Europe is witnessing France’s attempt to reform itself after decades of stagnation.
“Our image abroad is contradictory,” said one French investment banker who preferred not to be named. “On the one hand investors praise our excellent infrastructure, the good education system and the central location, but then they see the torn shirt of the personnel manager of Air France and they’re shocked.”
He was referring to an incident last October when the airline’s human resources chief, Xavier Broseta, was chased by staff after a works council meeting about job cuts. His shirt was ripped to pieces as he struggled through a crowd and he had to climb a fence to escape.
Previous French governments have bowed to the power of the street when it came to imposing controversial reforms.
Reform-oriented trade unions such as the French Democratic Confederation of Labour CFDT back Mr. Hollande’s law but the more radical ones such as the General Confederation of Labour (CGT), Workers’ Force and Solidaires Unitaires Démocratiques are categorically opposed to it and are demanding that the law be withdrawn or fundamentally changed. They fear a loss of their power if company-level labor deals are allowed to override contracts arrived at by industry-wide bargaining.
But Mr. Hollande, who has backed down a number of times in the past four years, seems determined to stand his ground this time.
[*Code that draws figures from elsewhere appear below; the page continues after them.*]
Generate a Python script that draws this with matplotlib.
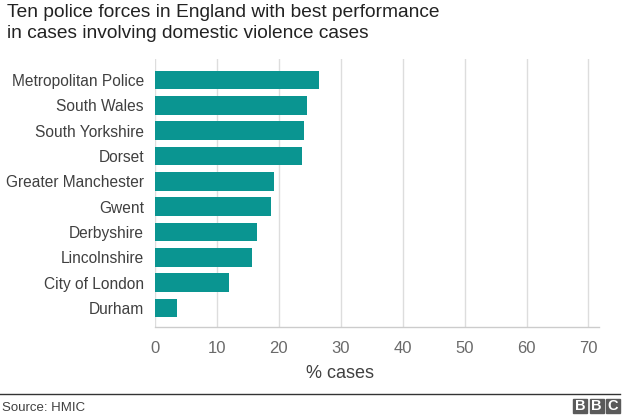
import matplotlib
matplotlib.use('Agg')
import matplotlib.pyplot as plt
from matplotlib.patches import Rectangle

plt.rcParams['font.family'] = ['Liberation Sans', 'DejaVu Sans']

forces = ['Metropolitan Police', 'South Wales', 'South Yorkshire', 'Dorset',
          'Greater Manchester', 'Gwent', 'Derbyshire', 'Lincolnshire',
          'City of London', 'Durham']
pct_cases = [26.5, 24.6, 24.1, 23.7, 19.2, 18.7, 16.4, 15.6, 12.0, 3.6]
x_ticks = [0, 10, 20, 30, 40, 50, 60, 70]

W, H = 624, 419
fig = plt.figure(figsize=(W / 100, H / 100), dpi=100)

# axes placed in pixel terms
left, right, top, bottom = 155, 599, 59, 327
ax = fig.add_axes([left / W, 1 - bottom / H, (right - left) / W, (bottom - top) / H])

ypos = list(range(len(forces)))
ax.barh(ypos, pct_cases, height=0.73, color='#0a9591', zorder=3)
ax.set_ylim(9.75, -0.83)
ax.set_xlim(0, 71.7)

ax.set_yticks(ypos)
ax.set_yticklabels(forces, fontsize=11.2, color='#404040')
ax.set_xticks(x_ticks)
ax.set_xticklabels([str(t) for t in x_ticks], fontsize=12, color='#6a6a6a')
ax.tick_params(axis='y', length=0, pad=8)
ax.tick_params(axis='x', which='major', length=0, pad=10)
ax.set_xticks([0], minor=True)
ax.tick_params(axis='x', which='minor', length=10, color='#cccccc', width=1)

ax.grid(axis='x', color='#dddddd', linewidth=1, zorder=0)
for s in ['top', 'right', 'left']:
    ax.spines[s].set_visible(False)
ax.spines['bottom'].set_color('#cccccc')
ax.spines['bottom'].set_linewidth(1)

fig.text(340 / W, 1 - 373 / H, '% cases', ha='center', va='center',
         fontsize=13, color='#404040')

fig.text(7 / W, 1 - 4 / H,
         'Ten police forces in England with best performance\n'
         'in cases involving domestic violence cases',
         ha='left', va='top', fontsize=13.8, color='#222222', linespacing=1.3)

# footer
fig.add_artist(plt.Line2D([0, 620 / W], [1 - 394 / H] * 2, color='#333333', linewidth=1))
fig.text(2 / W, 1 - 408 / H, 'Source: HMIC', ha='left', va='center',
         fontsize=9.5, color='#404040')
for i, letter in enumerate('BBC'):
    x0 = 573 + i * 16.5
    fig.add_artist(Rectangle((x0 / W, 1 - 413 / H), 14 / W, 14 / H,
                             transform=fig.transFigure, color='#5a5a5a'))
    fig.text((x0 + 7) / W, 1 - 406 / H, letter, ha='center', va='center',
             fontsize=10.5, fontweight='bold', color='white')

fig.savefig('out.png', dpi=100)
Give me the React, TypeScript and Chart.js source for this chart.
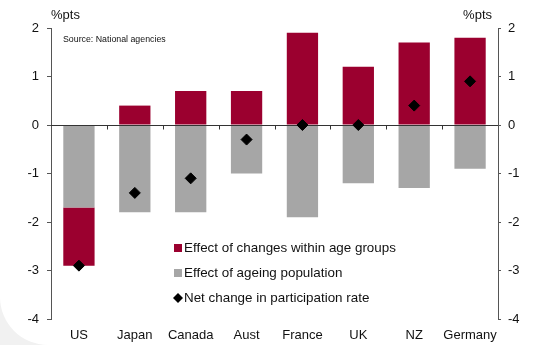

“The law will not be withdrawn and will not be changed in its core, which is the opening of agreements in companies,” the president said last week.
That’s forced the radical trade unionists into a decision: give up and suffer a major defeat or seek to bring Mr. Hollande to his knees. This time, they may lose: the number of people taking part in strikes and demonstrations is declining.
If CGT and its allies fail, the hard left of the ruling Socialist party will also have failed because it too is opposed to the reform. Mr. Hollande, mocked by his opponents as a “jelly” and a “pedal boat captain,” would emerge as a reformer who succeeded where his predecessors failed: forcing the radical left to its knees and opening France up to a culture of compromise.